◆ **DIRECTION**: Reproduce the material word for word; the images stay out.

============

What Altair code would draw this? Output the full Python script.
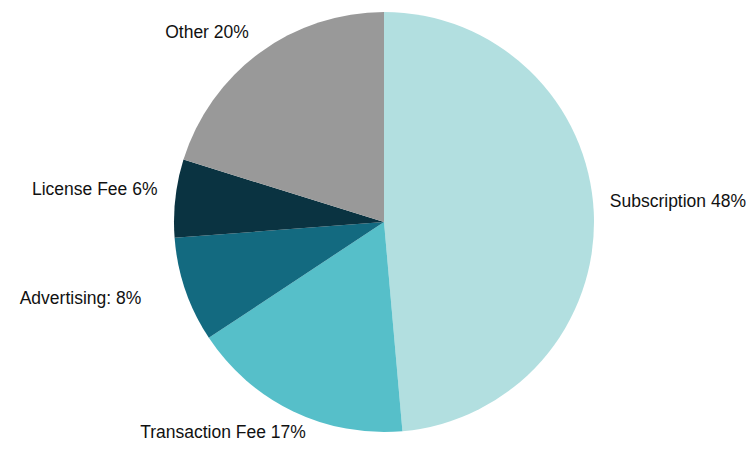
import altair as alt
import pandas as pd

categories = ["Subscription", "Transaction Fee", "Advertising", "License Fee", "Other"]
values = [48.6, 17.1, 8.1, 6.0, 20.2]
labels = ["Subscription 48%", "Transaction Fee 17%", "Advertising: 8%", "License Fee 6%", "Other 20%"]
colors = ["#b2dfe0", "#56bfc9", "#136a80", "#0a3341", "#999999"]

df = pd.DataFrame({
    "category": categories,
    "value": values,
    "label": labels,
    "order": list(range(len(categories))),
})
total = float(sum(values))

CX, CY = 376, 214
theta_scale = alt.Scale(domain=[0, total])

pie = alt.Chart(df).mark_arc(outerRadius=210, stroke=None).encode(
    theta=alt.Theta("value:Q", stack=True, scale=theta_scale),
    order=alt.Order("order:Q"),
    color=alt.Color("category:N", scale=alt.Scale(domain=categories, range=colors), legend=None),
    x=alt.value(CX),
    y=alt.value(CY),
)

text_base = alt.Chart(df).transform_stack(
    stack="value", groupby=[], as_=["v0", "v1"], sort=[alt.SortField("order")]
).transform_calculate(mid="(datum.v0 + datum.v1) / 2")

def lab(cat, align, dx, dy):
    return text_base.transform_filter(alt.datum.category == cat).mark_text(
        radius=228, align=align, baseline="middle", dx=dx, dy=dy,
        font="Liberation Sans", fontSize=17.5, color="#111111"
    ).encode(
        theta=alt.Theta("mid:Q", stack=None, scale=theta_scale),
        text="label:N",
        x=alt.value(CX),
        y=alt.value(CY),
    )

chart = alt.layer(
    pie,
    lab("Subscription", "left", -2, -10),
    lab("Transaction Fee", "center", -62, 6),
    lab("Advertising", "right", -27, 3),
    lab("License Fee", "right", 0, -6),
    lab("Other", "right", 0, -5),
).properties(
    width=738, height=436,
    autosize=alt.AutoSizeParams(type="none"),
    padding=0,
).configure_view(stroke=None)

chart.save("out.html", embed_options={"renderer": "svg", "actions": False})
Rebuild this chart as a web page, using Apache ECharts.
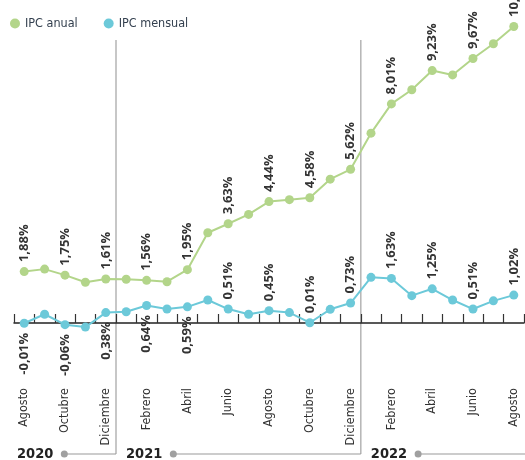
<!DOCTYPE html>
<html>
<head>
<meta charset="utf-8">
<script src="https://cdn.jsdelivr.net/npm/echarts@6/dist/echarts.min.js"></script>
<style>
html,body{margin:0;padding:0;background:#fff;}
#c{width:525px;height:460px;}
</style>
</head>
<body>
<div id="c"></div>
<script>
const categories = ['Agosto','Septiembre','Octubre','Noviembre','Diciembre',
  'Enero','Febrero','Marzo','Abril','Mayo','Junio','Julio','Agosto','Septiembre','Octubre','Noviembre','Diciembre',
  'Enero','Febrero','Marzo','Abril','Mayo','Junio','Julio','Agosto'];
const ipcAnual = [1.88,1.97,1.75,1.49,1.61,1.60,1.56,1.51,1.95,3.30,3.63,3.97,4.44,4.51,4.58,5.26,5.62,6.94,8.01,8.53,9.23,9.07,9.67,10.21,10.84];
const ipcMensual = [-0.01,0.32,-0.06,-0.15,0.38,0.41,0.64,0.51,0.59,0.84,0.51,0.32,0.45,0.38,0.01,0.50,0.73,1.67,1.63,1.00,1.25,0.84,0.51,0.81,1.02];
const years = ['2020','2021','2022'];
const yearStartIndex = [0,5,17];
const mensualBelowUntil = 9; // labels of earlier points are drawn under the axis

const GREEN = '#b3d58a';
const BLUE = '#6cc9d9';

const ctx = document.createElement('canvas').getContext('2d');
function hasFont(name){
  const t = 'Diciembre 2020 IPC mensual';
  ctx.font = '16px monospace'; const a = ctx.measureText(t).width;
  ctx.font = '16px "' + name + '", monospace'; const b = ctx.measureText(t).width;
  return Math.abs(a - b) > 0.5;
}
const haveNarrow = hasFont('Liberation Sans Narrow');
const NARROW = haveNarrow ? '"Liberation Sans Narrow"' : '"DejaVu Sans Condensed"';
const NSIZE = haveNarrow ? 13 : 11.5;
const LABELFONT = '"Open Sans","Liberation Sans",sans-serif';

const fmt = v => v.toFixed(2).replace('.', ',') + '%';

const labelTop = {show:true, position:'top', distance:5, rotate:90, align:'left', verticalAlign:'middle',
  fontFamily:LABELFONT, fontWeight:700, fontSize:13, color:'#333',
  formatter: p => p.dataIndex % 2 === 0 ? fmt(p.value) : ''};
const labelBottom = Object.assign({}, labelTop, {position:'bottom', align:'right'});

const mensualData = ipcMensual.map((v,i) => ({value:v, label: i < mensualBelowUntil ? labelBottom : labelTop}));

const chart = echarts.init(document.getElementById('c'));
const S = 27.35, AXIS_Y = 323;
chart.setOption({
  animation:false,
  legend:{left:5, top:12, icon:'circle', itemWidth:10, itemHeight:10, itemGap:26,
    textStyle:{fontFamily:NARROW, fontSize:NSIZE + 1, color:'#34404f'},
    data:['IPC anual','IPC mensual']},
  grid:{left:14, right:1, top:AXIS_Y - 11*S, height:11*S, containLabel:false, outerBoundsMode:'none'},
  xAxis:{type:'category', data:categories, boundaryGap:true,
    axisLine:{onZero:false, lineStyle:{color:'#222', width:1.5}},
    axisTick:{show:true, inside:true, length:9, interval:0, lineStyle:{color:'#333', width:1.2}},
    axisLabel:{interval:1, rotate:90, margin:65, fontFamily:NARROW, fontSize:NSIZE + 1, color:'#333'},
    splitLine:{show:false}},
  yAxis:{type:'value', min:0, max:11, show:false},
  series:[
    {name:'IPC anual', type:'line', data:ipcAnual, symbol:'circle', symbolSize:9, showAllSymbol:true, clip:false,
      itemStyle:{color:GREEN}, lineStyle:{color:GREEN, width:2}, label:labelTop, z:3},
    {name:'IPC mensual', type:'line', data:mensualData, symbol:'circle', symbolSize:9, showAllSymbol:true, clip:false,
      itemStyle:{color:BLUE}, lineStyle:{color:BLUE, width:2}, z:4}
  ]
});

const px = i => chart.convertToPixel({xAxisIndex:0}, i);
const boundary = i => (px(i-1) + px(i)) / 2;
const YFONT = 'bold ' + (NSIZE + 3) + 'px ' + NARROW;
ctx.font = YFONT;
const W = 525, lineY = 454, sepTop = 40;
const graphics = [];
years.forEach((y, k) => {
  const start = yearStartIndex[k];
  const x0 = k === 0 ? 14 + 3 : boundary(start) + 10;
  const tw = ctx.measureText(y).width;
  const dotX = x0 + tw + 11;
  const endX = k < years.length - 1 ? boundary(yearStartIndex[k+1]) : W;
  graphics.push({type:'text', x:x0, y:lineY, style:{text:y, font:YFONT, fill:'#222', textVerticalAlign:'middle'}});
  graphics.push({type:'line', shape:{x1:dotX, y1:lineY, x2:endX, y2:lineY}, style:{stroke:'#999', lineWidth:1.2}});
  graphics.push({type:'circle', shape:{cx:dotX, cy:lineY, r:3.5}, style:{fill:'#a0a0a0'}});
  if (k < years.length - 1) {
    graphics.push({type:'line', shape:{x1:endX, y1:sepTop, x2:endX, y2:lineY}, style:{stroke:'#b5b5b5', lineWidth:1.5}, z:-1});
  }
});
chart.setOption({graphic:graphics});
</script>
</body>
</html>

============

◆ **EXPECTED ANSWER**:
What Altair code would draw this? Output the full Python script.
import altair as alt
import pandas as pd

categories = ["Subscription", "Transaction Fee", "Advertising", "License Fee", "Other"]
values = [48.6, 17.1, 8.1, 6.0, 20.2]
labels = ["Subscription 48%", "Transaction Fee 17%", "Advertising: 8%", "License Fee 6%", "Other 20%"]
colors = ["#b2dfe0", "#56bfc9", "#136a80", "#0a3341", "#999999"]

df = pd.DataFrame({
    "category": categories,
    "value": values,
    "label": labels,
    "order": list(range(len(categories))),
})
total = float(sum(values))

CX, CY = 376, 214
theta_scale = alt.Scale(domain=[0, total])

pie = alt.Chart(df).mark_arc(outerRadius=210, stroke=None).encode(
    theta=alt.Theta("value:Q", stack=True, scale=theta_scale),
    order=alt.Order("order:Q"),
    color=alt.Color("category:N", scale=alt.Scale(domain=categories, range=colors), legend=None),
    x=alt.value(CX),
    y=alt.value(CY),
)

text_base = alt.Chart(df).transform_stack(
    stack="value", groupby=[], as_=["v0", "v1"], sort=[alt.SortField("order")]
).transform_calculate(mid="(datum.v0 + datum.v1) / 2")

def lab(cat, align, dx, dy):
    return text_base.transform_filter(alt.datum.category == cat).mark_text(
        radius=228, align=align, baseline="middle", dx=dx, dy=dy,
        font="Liberation Sans", fontSize=17.5, color="#111111"
    ).encode(
        theta=alt.Theta("mid:Q", stack=None, scale=theta_scale),
        text="label:N",
        x=alt.value(CX),
        y=alt.value(CY),
    )

chart = alt.layer(
    pie,
    lab("Subscription", "left", -2, -10),
    lab("Transaction Fee", "center", -62, 6),
    lab("Advertising", "right", -27, 3),
    lab("License Fee", "right", 0, -6),
    lab("Other", "right", 0, -5),
).properties(
    width=738, height=436,
    autosize=alt.AutoSizeParams(type="none"),
    padding=0,
).configure_view(stroke=None)

chart.save("out.html", embed_options={"renderer": "svg", "actions": False})
Rebuild this chart as a web page, using Apache ECharts.
<!DOCTYPE html>
<html>
<head>
<meta charset="utf-8">
<script src="https://cdn.jsdelivr.net/npm/echarts@6/dist/echarts.min.js"></script>
<style>
html,body{margin:0;padding:0;background:#fff;}
#c{width:525px;height:460px;}
</style>
</head>
<body>
<div id="c"></div>
<script>
const categories = ['Agosto','Septiembre','Octubre','Noviembre','Diciembre',
  'Enero','Febrero','Marzo','Abril','Mayo','Junio','Julio','Agosto','Septiembre','Octubre','Noviembre','Diciembre',
  'Enero','Febrero','Marzo','Abril','Mayo','Junio','Julio','Agosto'];
const ipcAnual = [1.88,1.97,1.75,1.49,1.61,1.60,1.56,1.51,1.95,3.30,3.63,3.97,4.44,4.51,4.58,5.26,5.62,6.94,8.01,8.53,9.23,9.07,9.67,10.21,10.84];
const ipcMensual = [-0.01,0.32,-0.06,-0.15,0.38,0.41,0.64,0.51,0.59,0.84,0.51,0.32,0.45,0.38,0.01,0.50,0.73,1.67,1.63,1.00,1.25,0.84,0.51,0.81,1.02];
const years = ['2020','2021','2022'];
const yearStartIndex = [0,5,17];
const mensualBelowUntil = 9; // labels of earlier points are drawn under the axis

const GREEN = '#b3d58a';
const BLUE = '#6cc9d9';

const ctx = document.createElement('canvas').getContext('2d');
function hasFont(name){
  const t = 'Diciembre 2020 IPC mensual';
  ctx.font = '16px monospace'; const a = ctx.measureText(t).width;
  ctx.font = '16px "' + name + '", monospace'; const b = ctx.measureText(t).width;
  return Math.abs(a - b) > 0.5;
}
const haveNarrow = hasFont('Liberation Sans Narrow');
const NARROW = haveNarrow ? '"Liberation Sans Narrow"' : '"DejaVu Sans Condensed"';
const NSIZE = haveNarrow ? 13 : 11.5;
const LABELFONT = '"Open Sans","Liberation Sans",sans-serif';

const fmt = v => v.toFixed(2).replace('.', ',') + '%';

const labelTop = {show:true, position:'top', distance:5, rotate:90, align:'left', verticalAlign:'middle',
  fontFamily:LABELFONT, fontWeight:700, fontSize:13, color:'#333',
  formatter: p => p.dataIndex % 2 === 0 ? fmt(p.value) : ''};
const labelBottom = Object.assign({}, labelTop, {position:'bottom', align:'right'});

const mensualData = ipcMensual.map((v,i) => ({value:v, label: i < mensualBelowUntil ? labelBottom : labelTop}));

const chart = echarts.init(document.getElementById('c'));
const S = 27.35, AXIS_Y = 323;
chart.setOption({
  animation:false,
  legend:{left:5, top:12, icon:'circle', itemWidth:10, itemHeight:10, itemGap:26,
    textStyle:{fontFamily:NARROW, fontSize:NSIZE + 1, color:'#34404f'},
    data:['IPC anual','IPC mensual']},
  grid:{left:14, right:1, top:AXIS_Y - 11*S, height:11*S, containLabel:false, outerBoundsMode:'none'},
  xAxis:{type:'category', data:categories, boundaryGap:true,
    axisLine:{onZero:false, lineStyle:{color:'#222', width:1.5}},
    axisTick:{show:true, inside:true, length:9, interval:0, lineStyle:{color:'#333', width:1.2}},
    axisLabel:{interval:1, rotate:90, margin:65, fontFamily:NARROW, fontSize:NSIZE + 1, color:'#333'},
    splitLine:{show:false}},
  yAxis:{type:'value', min:0, max:11, show:false},
  series:[
    {name:'IPC anual', type:'line', data:ipcAnual, symbol:'circle', symbolSize:9, showAllSymbol:true, clip:false,
      itemStyle:{color:GREEN}, lineStyle:{color:GREEN, width:2}, label:labelTop, z:3},
    {name:'IPC mensual', type:'line', data:mensualData, symbol:'circle', symbolSize:9, showAllSymbol:true, clip:false,
      itemStyle:{color:BLUE}, lineStyle:{color:BLUE, width:2}, z:4}
  ]
});

const px = i => chart.convertToPixel({xAxisIndex:0}, i);
const boundary = i => (px(i-1) + px(i)) / 2;
const YFONT = 'bold ' + (NSIZE + 3) + 'px ' + NARROW;
ctx.font = YFONT;
const W = 525, lineY = 454, sepTop = 40;
const graphics = [];
years.forEach((y, k) => {
  const start = yearStartIndex[k];
  const x0 = k === 0 ? 14 + 3 : boundary(start) + 10;
  const tw = ctx.measureText(y).width;
  const dotX = x0 + tw + 11;
  const endX = k < years.length - 1 ? boundary(yearStartIndex[k+1]) : W;
  graphics.push({type:'text', x:x0, y:lineY, style:{text:y, font:YFONT, fill:'#222', textVerticalAlign:'middle'}});
  graphics.push({type:'line', shape:{x1:dotX, y1:lineY, x2:endX, y2:lineY}, style:{stroke:'#999', lineWidth:1.2}});
  graphics.push({type:'circle', shape:{cx:dotX, cy:lineY, r:3.5}, style:{fill:'#a0a0a0'}});
  if (k < years.length - 1) {
    graphics.push({type:'line', shape:{x1:endX, y1:sepTop, x2:endX, y2:lineY}, style:{stroke:'#b5b5b5', lineWidth:1.5}, z:-1});
  }
});
chart.setOption({graphic:graphics});
</script>
</body>
</html>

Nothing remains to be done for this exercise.